No, there’s not a good dynamic GI system in UE4 yet–that would be something that works for the majority of games at a performance level that most people could play. I think that we have some solutions out there, but performance levels aren’t high enough and it’s simply going to be something that we have to wait until most PC’s have enough power to run it–so essentially, the solutions are developed, VXGI, SVOGI, SVOTI could all work, but we have to wait until the hardware catches up.

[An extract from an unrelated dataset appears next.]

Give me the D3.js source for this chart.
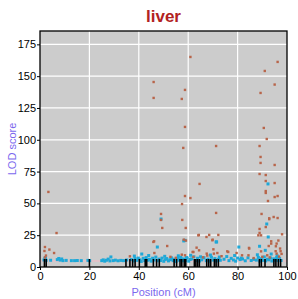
<!DOCTYPE html>
<html>
<head>
<meta charset="utf-8">
<script src="https://cdn.jsdelivr.net/npm/d3@7"></script>
<style>
  body { margin: 0; background: #fff; }
  text { font-family: "Liberation Sans", Arial, sans-serif; }
</style>
</head>
<body>
<svg width="298" height="299"></svg>
<script>
// high LOD (red) points: [position cM, LOD]
const redPos = [60.9, 96.2, 91.0, 46.0, 58.7, 95.0, 89.3, 46.0, 57.4, 58.7, 90.6, 91.8, 58.0, 71.3, 88.9,
  89.3, 89.3, 95.0, 88.9, 91.4, 91.4, 95.0, 64.6, 91.4, 91.4, 96.2, 95.0, 58.7, 60.9, 92.3, 57.5, 71.3,
  49.0, 49.0, 89.7, 92.8, 92.8, 94.6, 96.2, 57.6, 49.5, 59.0, 91.4, 88.9, 88.9, 88.4, 89.5, 98.0, 93.6,
  93.6, 96.5, 95.8, 92.6, 95.5, 97.2, 89.5, 95.4, 97.4, 95.8, 97.8, 92.0, 75.8, 84.7, 79.6, 81.8, 84.4,
  68.5, 64.3, 72.2, 46.2, 69.9, 58.2, 59.1, 51.5, 57.4, 62.1, 64.4, 84.6, 76.2, 64.1, 67.4, 69.8, 70.2,
  63.4, 67.5, 58.7, 61.8, 62.1, 67.7, 70.4, 71.8, 3.4, 6.7, 2.0, 1.8, 3.8, 5.7, 2.4, 2.0, 36.4, 46.3,
  45.9, 90.0, 93.0, 96.8, 86.5, 73.5, 55.0, 52.8, 66.0];
const redLod = [165.1, 161.2, 154.1, 145.4, 139.2, 143.4, 136.8, 132.9, 132.1, 110.1, 109.3, 100.6, 93.6, 95.1, 95.1,
  86.5, 81.8, 80.2, 73.1, 72.3, 67.6, 66.0, 65.3, 59.7, 58.2, 55.8, 55.0, 55.8, 54.2, 51.9, 49.5, 42.5,
  41.7, 37.0, 41.7, 38.3, 37.6, 39.3, 38.5, 37.0, 30.7, 30.7, 31.4, 29.9, 26.8, 24.9, 24.9, 25.7, 20.2,
  18.4, 20.8, 18.4, 16.5, 16.3, 14.5, 12.3, 12.4, 12.4, 10.5, 10.3, 9.2, 12.3, 14.5, 11.0, 9.2, 9.2,
  25.2, 25.2, 25.2, 20.2, 21.5, 21.5, 20.8, 16.5, 9.7, 11.8, 13.1, 15.0, 11.8, 24.9, 23.6, 21.0, 13.9,
  15.2, 10.5, 9.2, 11.8, 7.9, 9.0, 10.5, 11.0, 59.0, 26.7, 15.7, 12.6, 13.7, 11.0, 9.0, 7.5, 8.4, 11.0,
  19.7, 8.0, 7.5, 8.2, 7.0, 8.5, 7.2, 8.0, 7.6];

// low LOD (blue) points
const bluePos = [92.3, 49.0, 91.8, 47.5, 58.2, 71.3, 92.4, 88.9, 91.2, 80.5, 41.2, 28.7, 58.7, 71.5,
  1.6, 2.0, 2.5, 2.2, 4.3, 7.0, 7.6, 8.2, 8.8, 9.3, 10.6, 12.7, 14.0, 15.1, 16.7, 19.4, 20.1,
  25.0, 25.6, 26.2, 26.9, 27.6, 28.3, 29.6, 30.5, 31.6, 32.7, 33.8, 35.1,
  37.0, 37.8, 38.5, 39.1, 39.8, 40.5, 41.0, 41.8, 42.4, 43.0, 43.7, 44.3, 45.0, 45.6, 46.2, 46.9, 47.5,
  48.2, 48.8, 49.4, 50.1, 50.7, 51.3, 52.0, 52.6, 53.2, 53.9, 54.5, 55.1, 55.8, 56.4, 57.0, 57.7, 58.3,
  58.9, 59.6, 60.2, 60.8, 61.4, 62.3, 63.0, 63.8, 64.6, 65.5, 66.4, 67.3, 68.0, 68.7, 69.4, 70.1, 70.8,
  71.5, 72.2, 73.0, 74.5, 75.6, 76.5, 77.4, 78.3, 79.2, 80.0, 81.0, 82.0, 83.1, 84.2, 85.5, 86.5, 87.6,
  88.4, 89.0, 89.6, 90.2, 90.8, 91.4, 92.0, 92.7, 93.3, 93.9, 94.6, 95.2, 95.8, 96.4, 97.0, 97.6,
  38.2, 44.0, 50.5, 53.5, 56.0, 59.3, 61.0, 65.0, 69.0, 72.6, 78.8, 81.5, 88.0, 93.6, 96.0, 57.2];
const blueLod = [65.3, 37.7, 33.8, 15.7, 20.5, 19.7, 23.6, 16.3, 13.1, 15.7, 10.2, 7.9, 21.0, 19.7,
  5.5, 6.8, 5.2, 7.2, 5.3, 5.8, 6.7, 5.4, 6.3, 5.0, 5.2, 5.0, 5.0, 5.1, 5.0, 5.2, 5.0,
  5.0, 5.6, 4.6, 5.3, 6.2, 4.8, 5.0, 5.4, 4.9, 5.2, 5.0, 5.5,
  5.8, 4.8, 6.6, 5.2, 7.0, 5.6, 4.4, 6.8, 5.0, 7.4, 5.3, 6.0, 4.6, 6.9, 5.5, 7.8, 4.9,
  6.2, 5.1, 7.0, 4.5, 5.8, 6.6, 4.8, 5.7, 7.2, 5.0, 6.1, 4.4, 6.8, 5.3, 7.6, 4.9, 6.3,
  5.2, 7.0, 4.6, 5.9, 6.4, 8.0, 5.1, 6.9, 4.7, 5.6, 7.3, 5.0, 6.2, 4.5, 7.7, 5.4, 6.6,
  4.8, 6.0, 5.3, 6.1, 8.2, 5.0, 6.8, 5.5, 4.6, 7.0, 5.8, 6.3, 4.9, 7.2, 5.1, 6.0, 5.4,
  7.5, 4.6, 6.5, 5.2, 7.9, 4.8, 6.1, 5.6, 7.1, 4.7, 6.4, 5.3, 7.3, 5.0, 6.7, 5.1,
  8.6, 9.0, 8.4, 6.0, 8.8, 7.4, 9.2, 8.0, 9.4, 7.8, 9.0, 7.0, 9.6, 10.2, 8.8, 6.4];

// marker positions along the axis (cM)
const markers = [1.8, 2.5, 20.0, 34.8, 36.4, 37.5, 38.5, 40.2, 42.6, 43.2, 45.9, 47.2, 48.3,
  54.3, 55.3, 56.7, 57.4, 58.4, 59.0, 62.5, 63.1, 63.8, 64.5, 67.5, 68.3, 69.1, 70.6, 71.3, 72.2,
  88.8, 89.6, 91.1, 94.7, 95.5, 96.5, 97.4];

const threshold = 4.7;
const xTicks = [0, 20, 40, 60, 80, 100];
const yTicks = [0, 25, 50, 75, 100, 125, 150, 175];

const svg = d3.select('svg');
const margin = {top: 31, right: 11, bottom: 32, left: 40};
const width = +svg.attr('width');
const height = +svg.attr('height');
const innerWidth = width - margin.left - margin.right;
const innerHeight = height - margin.top - margin.bottom;

const xScale = d3.scaleLinear().domain([0, 100]).range([0, innerWidth]);
const yScale = d3.scaleLinear().domain([0, 185.5]).range([innerHeight, 0]);

const g = svg.append('g')
  .attr('transform', `translate(${margin.left}, ${margin.top})`);

g.append('rect')
  .attr('width', innerWidth)
  .attr('height', innerHeight)
  .attr('fill', '#cccccc');

// grid lines
g.append('g').selectAll('line').data(xTicks.slice(1, -1))
  .enter().append('line')
    .attr('x1', d => xScale(d)).attr('x2', d => xScale(d))
    .attr('y1', 0).attr('y2', innerHeight)
    .attr('stroke', '#ffffff').attr('stroke-width', 1.2);
g.append('g').selectAll('line').data(yTicks.slice(1))
  .enter().append('line')
    .attr('y1', d => yScale(d)).attr('y2', d => yScale(d))
    .attr('x1', 0).attr('x2', innerWidth)
    .attr('stroke', '#ffffff').attr('stroke-width', 1.2);

// threshold line
g.append('line')
  .attr('x1', 0).attr('x2', innerWidth)
  .attr('y1', yScale(threshold)).attr('y2', yScale(threshold))
  .attr('stroke', '#f2b8c4').attr('stroke-width', 1.2);

const blue = d3.range(bluePos.length).map(i => ({x: bluePos[i], y: blueLod[i]}));
const red = d3.range(redPos.length).map(i => ({x: redPos[i], y: redLod[i]}));

g.append('g').selectAll('rect').data(blue)
  .enter().append('rect')
    .attr('x', d => xScale(d.x) - 1.5)
    .attr('y', d => yScale(d.y) - 1.5)
    .attr('width', 3).attr('height', 3)
    .attr('fill', '#1ea8d8');

g.append('g').selectAll('rect').data(red)
  .enter().append('rect')
    .attr('x', d => xScale(d.x) - 1.2)
    .attr('y', d => yScale(d.y) - 1.2)
    .attr('width', 2.4).attr('height', 2.4)
    .attr('fill', '#b8654a');

// marker rug
g.append('g').selectAll('line').data(markers)
  .enter().append('line')
    .attr('x1', d => xScale(d)).attr('x2', d => xScale(d))
    .attr('y1', innerHeight).attr('y2', innerHeight - 8)
    .attr('stroke', '#000').attr('stroke-width', 1.6);

// border
g.append('rect')
  .attr('width', innerWidth)
  .attr('height', innerHeight)
  .attr('fill', 'none')
  .attr('stroke', '#000')
  .attr('stroke-width', 1.3);

// axes
const xAxisG = g.append('g')
  .attr('transform', `translate(0, ${innerHeight})`)
  .call(d3.axisBottom(xScale).tickValues(xTicks).tickSize(3).tickPadding(2));
const yAxisG = g.append('g')
  .call(d3.axisLeft(yScale).tickValues(yTicks).tickSize(3).tickPadding(1));
[xAxisG, yAxisG].forEach(a => {
  a.select('.domain').remove();
  a.selectAll('text').attr('font-size', 11).attr('fill', '#000')
    .attr('font-family', '"Liberation Sans", Arial, sans-serif');
});

svg.append('text')
  .attr('x', margin.left + innerWidth / 2)
  .attr('y', 22)
  .attr('text-anchor', 'middle')
  .attr('font-size', 17)
  .attr('font-weight', 'bold')
  .attr('fill', '#b22222')
  .text('liver');

svg.append('text')
  .attr('x', margin.left + innerWidth / 2)
  .attr('y', 296)
  .attr('text-anchor', 'middle')
  .attr('font-size', 11)
  .attr('fill', '#7b68ee')
  .text('Position (cM)');

svg.append('text')
  .attr('transform', `translate(16, ${margin.top + innerHeight / 2}) rotate(-90)`)
  .attr('text-anchor', 'middle')
  .attr('font-size', 11)
  .attr('fill', '#7b68ee')
  .text('LOD score');
</script>
</body>
</html>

LPV should work on PS4 and Xbox One from what I understand

We have more than enough performance, PS3 and PS4 games are uising dynamic lighting since years. There is a mass of games using full dynamic lighting, maybe not every solution is fully dynamic when it comes to GI but even the enlighten or probe based solution is more than OK. Games like The Division, Far Cry Primal, Far Cry 4, Battlefront, Metal Gear Solid etc… couldn’t be realized without dynamic lighting. And ones again, you can play all this games on consoles which don’t have todays up to date fantastic hardware. You shouldn’t forget that almost every AAA game studio is using for years engines with fully dynmaic lighting, it is nothing new. No matter if we are talking
about UBISFOT and DUNIA, Snowdrop and AnVil Next engine, or EA’s Frostbite Engine which is using Enlighten. Dying light, developed by Techland and Chrome Engine, offers also a full dynmic lighting solution which works great on PC, and Consoles… i can go on forever like this… UE4 is sadly one of the last engines with no real fully dynmaic lighting soluiton…

We have no real fully dynamic lighting solutions in UE4 cause EPIC has simply other prioritys and i can fully understand them, developing a AAA Lighting system like SVOGI, SVOTI or VXGI is a hard task and costs a ton of money to develope.

@Efrye
From what i understand LPV can be used on consoles and PC but there are like no current games using it, cause it is an outdated system. I think the only game which uses LPV is fable legends…
SVOTI is usuable on PC, XBOX and PS4, VXGI is only “usuable” on PC not on consoles, at least in it’s current development stage.